Conditional heteroskedasticity occurs when the variance of the error term changes through time. Many financial time-series exhibit heteroskedasticity. Some examples are interest rates and volatilities of stock returns. Using ordinary least squares will deliver the correct estimates for the coefficients but the standard errors and t-statistics will be incorrect. If you are drawing inferences about the coefficients, then you must have the correct standard errors.

It is important to check for heteroskedasticity and to correct for it when it exists. Unfortunately, most computer packages do not have corrections for conditional heteroskedasticity. Most software packages (like Statgraphics) do not deliver corrected standard errors. However, the Fuqua version of Statgraphics has been modified to allow us to get heteroskedasticity consistent standard errors.

Detection

The best method of detection involves saving the residuals from a regression and plotting the residuals against time. If there is an obvious pattern, then it is likely that there is a conditional heteroskedasticity problem. Here are two more sophisticated tests.

Breush-Pagan (1979) Test

Run the regression in question and obtain coefficient estimates.
Save the residuals
Calculate the variance of the residuals, vr
Regress the squared residuals divided by the variance of the residuals on a set of information variables, Z/.
One half the regression sum of squares (i.e. the sum of the squares of the fitted values) is distributed Chi square with s degrees of freedom, where s represents the number of regressors in Z (excluding the constant). A high Chi2 (low probability value) indicates evidence against the hypothesis that the coefficients are zero on the Z variables, which is evidence against the hypothesis of conditional homoskedasticity.

Engle (1982) Test

This is a test for Autoregressive Conditional Heteroskedasticity or ARCH. There is no statistics package available at this time that corrects for this type of heteroskedasticity. But you should be aware of this form -- since many financial time-series exhibit ARCH disturbances.

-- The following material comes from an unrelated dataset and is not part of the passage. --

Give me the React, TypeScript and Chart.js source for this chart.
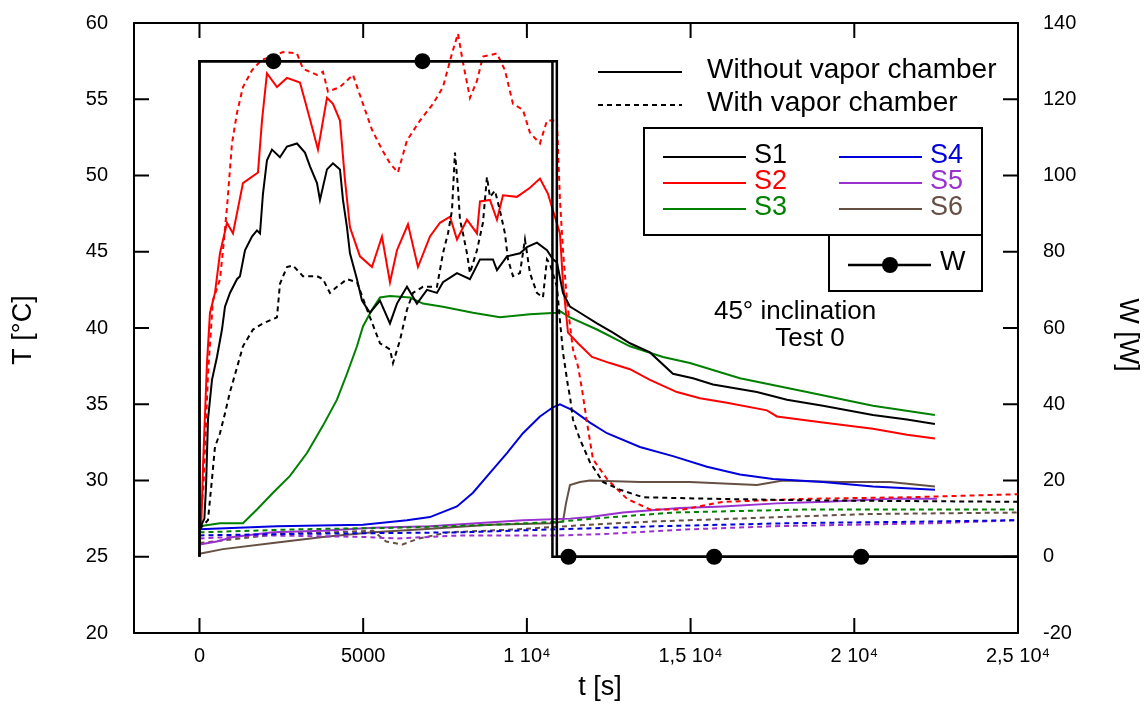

Run the regression in question and obtain coefficient estimates.
Save the residuals.
Regress the squared residuals on the lags of the squared residuals (you choose the number of lags.
The number of observations time the unadjusted R-square is distributed Chi-square with s degrees of freedom and s represents the number of lags used. A high Chi-square (low probability value) indicates evidence against the hypothesis of conditional homoskedasticity.

White (1980) Test

This is a popular test for Conditional Heteroskedasticity. The steps are as follows:

Run the regression in question and obtain coefficient estimates.
Save the residuals.
Regress the squared residuals on the orginal independent variables plus the cross-products and squares of the original independent variables.
The number of observations times the unadjusted R-square is distributed Chi-square with s degrees of freedom and s represents the number of regressors in the regression (excluding the constant). A high Chi-square (low probability value) indicates evidence against the hypothesis of conditional homoskedasticity.

Popular Corrections

There are three important references for corrections. White (1980, Econometrica) provides the most widely used correction (it is implemented in Statgraphics, SAS, and RATS). Hansen (1982, Econometrica) provides a more general correction whereby White is a special case. Newey and West (1987, Econometrica) provide an alternative to Hansen (in some situations's Hansen's correction will not work, however, you will know that it has not worked because the estimation routine will fail). Finally, Andrews (1991, Econometrica) provides the state-of-the-art correction. My recent research employs the Andrews' correction.